On Wednesday, JPMorgan Chase’s top investment banking brass sent a memo to incoming first-year IB analysts warning them against participating in the private equity industry’s annual recruiting ritual. This whirlwind affair is known as “on-cycle recruiting” and promises young bankers lucrative jobs at the end of their investment banking analyst programs, which often last two or three years.

In the memo, John Simmons and Filippo Gori, co-heads of global banking, admonished analysts who accept “future-dated job offer” or “a position with another company before joining us” within their first 18 months of employment, saying they will be terminated if discovered.

“You will be provided notice and your employment with the firm will end,” the executives wrote. They said such offers could constitute a conflict for junior bankers working on transactions for PE sponsors who could also be their future employers.

This year’s memo appears to be an escalation of a long-simmering personnel issue important to the bank’s high-profile CEO, Jamie Dimon.

“I think that’s unethical. I don’t like it, and I may eliminate it regardless of what the private-equity guys say,” Dimon told college students at Georgetown University last year.

Last year, the firm warned incoming junior bankers against the practice, but stopped short of saying it would terminate those who participated.

This year’s memo even vowed to terminate junior bankers who dare sneak out of job training to interview with private equity firms, as many did in 2023.

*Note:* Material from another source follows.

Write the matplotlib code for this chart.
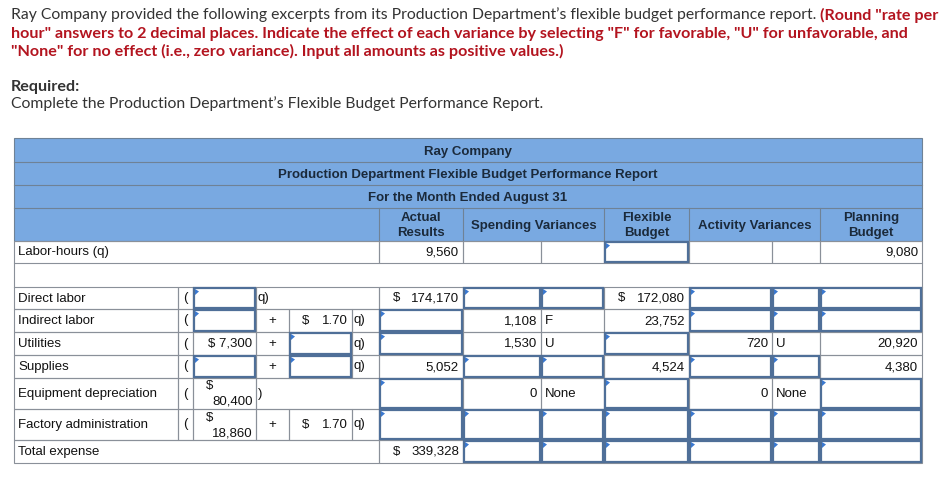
import matplotlib
matplotlib.use("Agg")
import matplotlib.pyplot as plt
from matplotlib.patches import Rectangle, Polygon

# ---- text of the exercise ----
intro_plain = "Ray Company provided the following excerpts from its Production Department\u2019s flexible budget performance report."
intro_red = ['(Round "rate per',
             'hour" answers to 2 decimal places. Indicate the effect of each variance by selecting "F" for favorable, "U" for unfavorable, and',
             '"None" for no effect (i.e., zero variance). Input all amounts as positive values.)']
required_label = "Required:"
required_text = "Complete the Production Department\u2019s Flexible Budget Performance Report."

# ---- report ----
title_lines = ["Ray Company", "Production Department Flexible Budget Performance Report",
               "For the Month Ended August 31"]
col_heads = ["Actual\nResults", "Spending Variances", "Flexible\nBudget", "Activity Variances", "Planning\nBudget"]

hours_label = "Labor-hours (q)"
hours_actual = "9,560"
hours_planning = "9,080"

cost_items = ["Direct labor", "Indirect labor", "Utilities", "Supplies",
              "Equipment depreciation", "Factory administration"]
total_label = "Total expense"
# cost formula pieces, "" = answer box, None = no cell
fixed_cost = ["", "", "$ 7,300", "", "$ 80,400", "$ 18,860"]
formula_op = ["q)", "+", "+", "+", ")", "+"]
rate_per_hour = [None, "$ 1.70", "", "", None, "$ 1.70"]

# report columns (last entry = total expense), "" = answer box
actual = ["$ 174,170", "", "", "5,052", "", "", "$ 339,328"]
spend_amt = ["", "1,108", "1,530", "", "0", "", ""]
spend_eff = ["", "F", "U", "", "None", "", ""]
flexible = ["$ 172,080", "23,752", "", "4,524", "", "", ""]
activ_amt = ["", "", "720", "", "0", "", ""]
activ_eff = ["", "", "U", "", "None", "", ""]
planning = ["", "", "20,920", "4,380", "", "", ""]

# ---- layout (pixels) ----
HEAD_BG = "#79a9e1"
GRID = "#8a9099"
HEAD_GRID = "#6f8296"
BOX = "#4f6f98"
TRI = "#3a78cf"
HEAD_TXT = "#1b2a3b"
FS = 9.5
TFONT = "Liberation Sans"

XL, XR = 14, 922
X_LAB, X_PAR, X_FIX, X_OP, X_VAR, X_FRM = 178, 193, 256, 289, 352, 379
COLS = [379, 463, 541, 604, 689, 772, 820, 922]
HEAD_Y = [138, 162, 185, 208, 241]
HOURS_Y = (241, 263)
BODY_Y = [287, 309, 332, 355, 378, 409, 440, 463]

fig = plt.figure(figsize=(9.43, 4.78), dpi=100)
ax = fig.add_axes([0, 0, 1, 1])
ax.set_xlim(0, 943)
ax.set_ylim(478, 0)
ax.axis("off")


def cell(x0, x1, y0, y1):
    ax.add_patch(Rectangle((x0, y0), x1 - x0, y1 - y0, fill=False, ec=GRID, lw=0.8, zorder=2))


def answer_box(x0, x1, y0, y1):
    ax.add_patch(Rectangle((x0 + 1, y0 + 1), x1 - x0 - 2, y1 - y0 - 2, fc="white", ec=BOX, lw=1.6, zorder=3))
    ax.add_patch(Polygon([(x0 + 2, y0 + 2), (x0 + 2, y0 + 8), (x0 + 6, y0 + 4.5)], closed=True,
                         color=TRI, lw=0, zorder=4))


def txt(x, y, s, ha="left", **kw):
    ax.text(x, y, s, ha=ha, va="center", fontsize=FS, family=TFONT, color="#111111", zorder=5, **kw)


def money(s, x0, x1, y0, y1, dollar_pad=14):
    yc = (y0 + y1) / 2 + 0.5
    if s.startswith("$ "):
        txt(x0 + dollar_pad, yc, "$")
        txt(x1 - 4, yc, s[2:], ha="right")
    else:
        txt(x1 - 4, yc, s, ha="right")


def value_or_box(s, x0, x1, y0, y1, letter=False):
    cell(x0, x1, y0, y1)
    if s == "":
        answer_box(x0, x1, y0, y1)
    elif letter:
        txt(x0 + 4, (y0 + y1) / 2 + 0.5, s)
    else:
        money(s, x0, x1, y0, y1)


# ---- intro text ----
renderer = fig.canvas.get_renderer()
IFS, IFS_B = 11.3, 11.6
RED, GREY = "#b3141f", "#333333"
t = ax.text(11, 15, intro_plain, fontsize=IFS, family="Lato", color=GREY, va="center")
bb = t.get_window_extent(renderer)
ax.text(bb.x1 + 4, 15, intro_red[0], fontsize=IFS_B, family="Lato", weight="bold", color=RED, va="center")
ax.text(11, 33.5, intro_red[1], fontsize=IFS_B, family="Lato", weight="bold", color=RED, va="center")
ax.text(11, 51.5, intro_red[2], fontsize=IFS_B, family="Lato", weight="bold", color=RED, va="center")
ax.text(11, 87, required_label, fontsize=IFS_B, family="Lato", weight="bold", color=GREY, va="center")
ax.text(11, 104, required_text, fontsize=IFS, family="Lato", color=GREY, va="center")

# ---- header ----
ax.add_patch(Rectangle((XL, HEAD_Y[0]), XR - XL, HEAD_Y[-1] - HEAD_Y[0], fc=HEAD_BG, ec=HEAD_GRID, lw=0.8, zorder=1))
for y in HEAD_Y[1:-1]:
    ax.plot([XL, XR], [y, y], color=HEAD_GRID, lw=0.8, zorder=2)
for i, s in enumerate(title_lines):
    ax.text((XL + XR) / 2, (HEAD_Y[i] + HEAD_Y[i + 1]) / 2 + 1.5, s, ha="center", va="center",
            fontsize=FS, family=TFONT, weight="bold", color=HEAD_TXT, zorder=5)
head_spans = [(COLS[0], COLS[1]), (COLS[1], COLS[3]), (COLS[3], COLS[4]), (COLS[4], COLS[6]), (COLS[6], COLS[7])]
for (x0, x1), s in zip(head_spans, col_heads):
    ax.plot([x0, x0], [HEAD_Y[3], HEAD_Y[4]], color=HEAD_GRID, lw=0.8, zorder=2)
    ax.text((x0 + x1) / 2, (HEAD_Y[3] + HEAD_Y[4]) / 2 + 1, s, ha="center", va="center", linespacing=1.25,
            fontsize=FS, family=TFONT, weight="bold", color=HEAD_TXT, zorder=5)

# ---- labor-hours row ----
y0, y1 = HOURS_Y
cell(XL, X_FRM, y0, y1)
txt(XL + 4, (y0 + y1) / 2 + 0.5, hours_label)
hours_cells = [hours_actual, None, None, "", None, None, hours_planning]
for k, s in enumerate(hours_cells):
    cx0, cx1 = COLS[k], COLS[k + 1]
    cell(cx0, cx1, y0, y1)
    if s == "":
        answer_box(cx0, cx1, y0, y1)
    elif s is not None:
        money(s, cx0, cx1, y0, y1)

# blank spacer row: only outer borders
ax.plot([XL, XL], [HOURS_Y[1], BODY_Y[0]], color=GRID, lw=0.8, zorder=2)
ax.plot([XR, XR], [HOURS_Y[1], BODY_Y[0]], color=GRID, lw=0.8, zorder=2)

# ---- cost rows ----
columns = [actual, spend_amt, spend_eff, flexible, activ_amt, activ_eff, planning]
letter_cols = [False, False, True, False, False, True, False]
for r in range(len(BODY_Y) - 1):
    y0, y1 = BODY_Y[r], BODY_Y[r + 1]
    yc = (y0 + y1) / 2 + 0.5
    if r < len(cost_items):
        cell(XL, X_LAB, y0, y1)
        txt(XL + 4, yc, cost_items[r])
        cell(X_LAB, X_PAR, y0, y1)
        txt((X_LAB + X_PAR) / 2, yc - 0.5, "(", ha="center")
        # fixed part
        cell(X_PAR, X_FIX, y0, y1)
        fx = fixed_cost[r]
        if fx == "":
            answer_box(X_PAR, X_FIX, y0, y1)
        elif y1 - y0 > 26:
            txt(X_PAR + 17, y0 + 8.5, "$", ha="center")
            txt(X_FIX - 3, y0 + 24, fx[2:], ha="right")
        else:
            txt(X_FIX - 4, yc, fx, ha="right")
        op = formula_op[r]
        if rate_per_hour[r] is None:
            cell(X_FIX, X_FRM, y0, y1)
            txt(X_FIX + 2, yc - 0.5, op)
        else:
            cell(X_FIX, X_OP, y0, y1)
            txt((X_FIX + X_OP) / 2, yc, op, ha="center")
            cell(X_OP, X_VAR, y0, y1)
            if rate_per_hour[r] == "":
                answer_box(X_OP, X_VAR, y0, y1)
            else:
                money(rate_per_hour[r], X_OP, X_VAR, y0, y1, dollar_pad=13)
            cell(X_VAR, X_FRM, y0, y1)
            txt(X_VAR + 1, yc - 0.5, "q)")
    else:
        cell(XL, X_FRM, y0, y1)
        txt(XL + 4, yc, total_label)
    for k, col in enumerate(columns):
        value_or_box(col[r], COLS[k], COLS[k + 1], y0, y1, letter=letter_cols[k])

fig.savefig("out.png", dpi=100)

“To succeed in the Investment Banking Analyst Program, your full attention and participation are essential,” wrote Simmons and Gori. “Attendance at all training sessions, meetings and obligations is required. Missing any part of the training program may lead to removal from the program and termination,” they said.

The memo was first reported by ExecSum, a newsletter offshoot of the popular Instagram account Litquidity. A JPMorgan spokesperson confirmed its authenticity to BI.

As Business Insider has previously reported, private equity’s annual recruiting of junior bankers is a frenetic affair that often starts without warning. Young bankers can be asked to drop everything to interview or miss out — resulting in middle-of-the-night interviews or missed vacations and proving a nagging source of disruption for bank bosses.

Dimon has railed against PE recruiting and its impact on his staff. “I think it’s wrong to put you in the position,” he said in the fall, adding: “You have to kind of decide the next career move before you have a chance to even decide what the company is like.”

It remains to be seen how this new rule could impact the future of buyside recruiting. The industry insiders who spoke to BI expressed skepticism over the bank’s ability to enforce the new rule.

“I imagine while some junior bankers will be scared off, many will continue to take the risk,” Anthony Keizner, a partner at the headhunting firm Odyssey Search Partners, told BI on Thursday. “They always saw banking as a stepping stone, and won’t want to be put off starting the next phase of their career.”

A former junior banker who now works in private equity agreed.

“Analysts are going to recruit regardless,” this person said, adding that young bankers will simply “shut their mouths about” it.

In what appears to be an acknowledge of the competitive pressures young people in the industry face, the bank said in the memo that it would shorten its analyst program from three years to two and a half, offering juniors “quicker advancement opportunities within the firm.”

“All the mega funds already fill spots within the first six months,” said the private equity professional, who asked to remain anonymous to protect her job. “They’re not going to wait for JPM analysts.”